KoboldCpp NovitaAI

What is NovitaAI?

NovitaAI is a cloud hosting provider with a focus on GPU rentals that you can pay per minute. They offer various GPU's at competitive prices. They work with our project to ensure their service is easy to use for KoboldCpp users. In this guide we will focus on setting up the KoboldCpp template.

Strengths of NovitaAI:

One of the easiest to use
Similar or lower GPU prices than other easy to use providers
Works directly with us to ensure proper compatibility
CUDA support is up to date.

Weaknesses of NovitaAI:

Smaller variety of available GPU's than other providers (The popular ones such as the 3090, A6000 and A100 80GB are available)
The GPU's you want may not always be available.

Using KoboldCpp on NovitaAI with the default settings and default model

Visit https://koboldai.org/novitacpp to be taken to NovitaAI with the correct settings loaded.
All GPU's can run on the default settings, pick the cheapest GPU that is available and click its Deploy button.
Click Next and then click on Deploy.
Your instance is now launching. You can monitor the (down)loading progress by clicking on the log button and then switching to Instance Logs.
Once KoboldCpp has finished loading you can connect to its UI by clicking on the Connect button and then Connect to HTTP service (Sometimes it may tell you that its not available despite already being available, its better to just click and refresh the page if you get an error). Need an API link instead? Check the log's container tab for all the API links.
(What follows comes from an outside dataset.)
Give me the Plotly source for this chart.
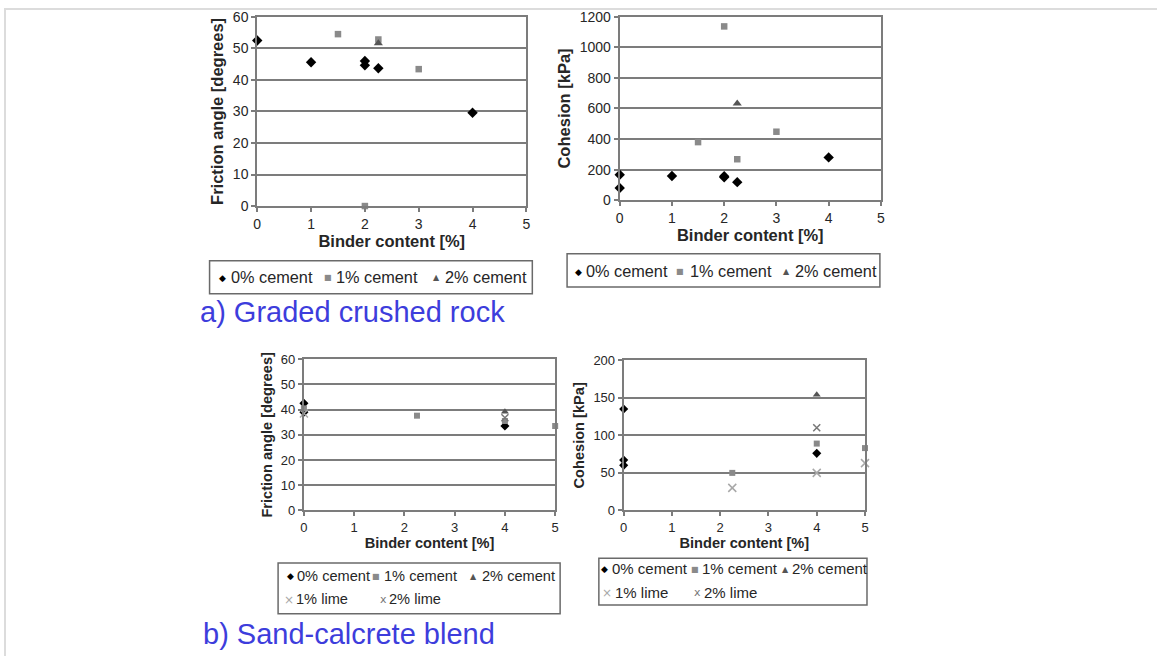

Finding your own GGUF models on Huggingface

You can find GGUF versions of the models on Huggingface. Once you are on this website use the searchbar by typing in the name of the model you wish to use followed by GGUF.
Once you have found your model click on the "Files and Versions" tab.
You now see a list of models, next to the quant size you want (We recommend Q4_K_S if you are unsure) is a small download icon. Right click and copy the link. This is the link you will use for KCPP_MODEL.
If there are multiple parts you can seperate them by a comma so then it would become "Link1,Link2,Link3" etc.

Using your own GGUF models with the KoboldCpp on NovitaAI

Visit https://koboldai.org/novitacpp to be taken to NovitaAI with the correct settings loaded.
Select a GPU big enough to fit your model and click its Deploy button.
Paste the link to the GGUF you wish to use in the KCPP_MODELS field seperate the multiple parts in the correct order with a comma if there are multiple parts. (You can do the same for the image gen model)
Click Next and then click on Deploy.
Your instance is now launching. You can monitor the (down)loading progress by clicking on the log button and then switching to Instance Logs.
Once KoboldCpp has finished loading you can connect to its UI by clicking on the Connect button and then Connect to HTTP service (Sometimes it may tell you that its not available despite already being available, its better to just click and refresh the page if you get an error). Need an API link instead? Check the log's container tab for all the API links.